The past twelve months have seen unpredicted political and social upheaval throughout the Middle East and North Africa and currently just about the only certainty is that there is still much more to come.
With the cards still very much in the air and last January’s confident assertions on the part of the various Middle East experts – who informed us that the two countries in which revolution would definitely not be taking place were Syria and Libya – still ringing in our ears almost as loudly as Hillary Clinton’s bizarre assurance that Bashar Assad was ‘a reformer’, only fools would try to predict how the MENA region might look in five years’ time.
What is clear, however, is that the general trend appears to be towards a rise in power on the part of religiously motivated political elements and a deepening of the Sunni-Shia sectarian rift which has long existed in the region, alongside real cause for worry about the futures of other minorities.
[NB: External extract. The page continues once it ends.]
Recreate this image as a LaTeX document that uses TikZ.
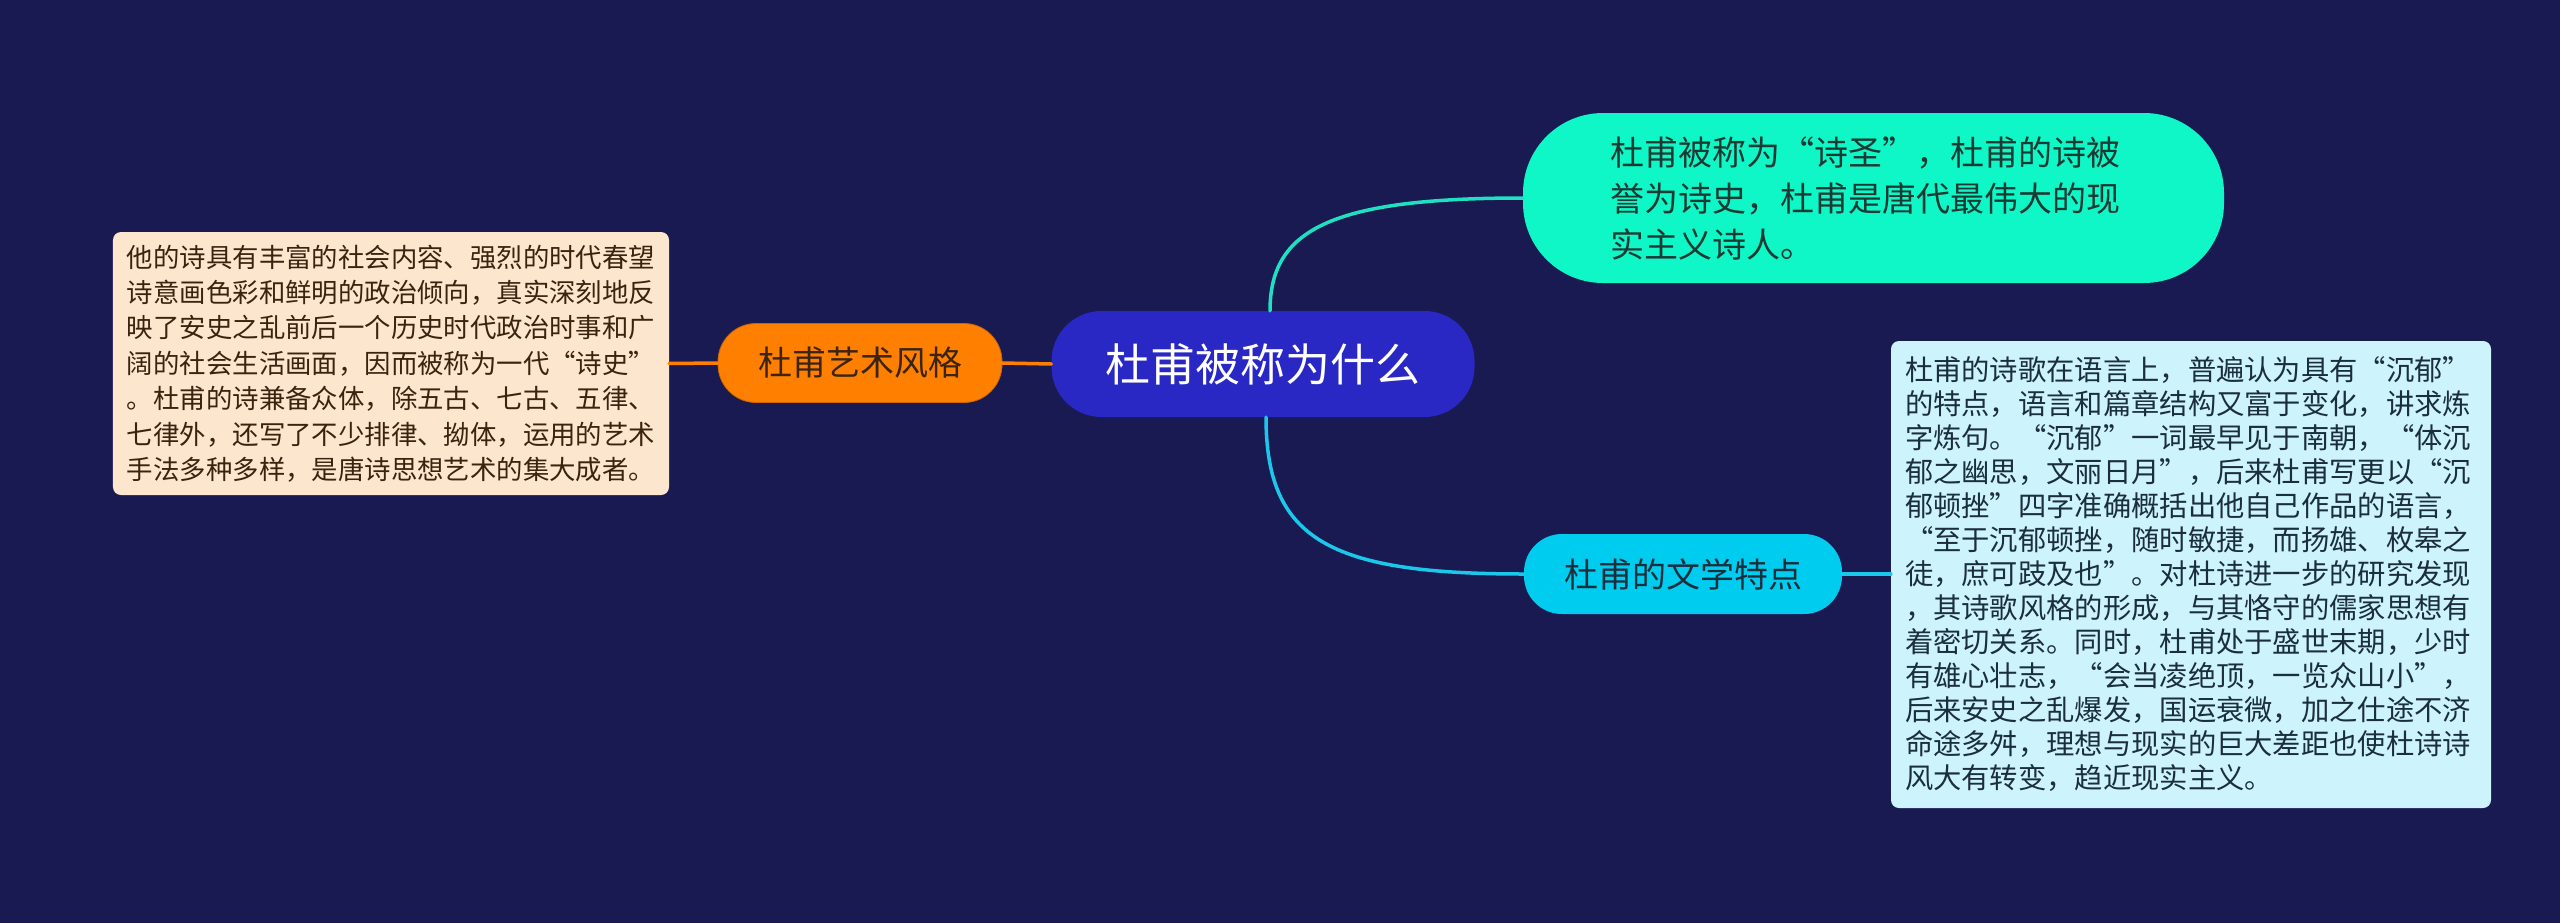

In this volatile climate and with the fate of existing peace treaties between Israel and some of its Arab neighbours far from guaranteed, the Middle East Quartet (comprised of the United Nations, the European Union, Russia and the United States) is to meet next week in Jerusalem for another session of flogging the dead horse known as ‘the peace process’.
Amazingly, with the Palestinian Authority having trawled up every possible excuse for not renewing negotiations over the past three years, having opted to pursue the unilateral option at the United Nations, and with Hamas-Fatah reconciliation as much of a pipe-dream as ever, the Quartet is still promoting the anachronistic notion that a peace agreement can be reached by the end of 2012.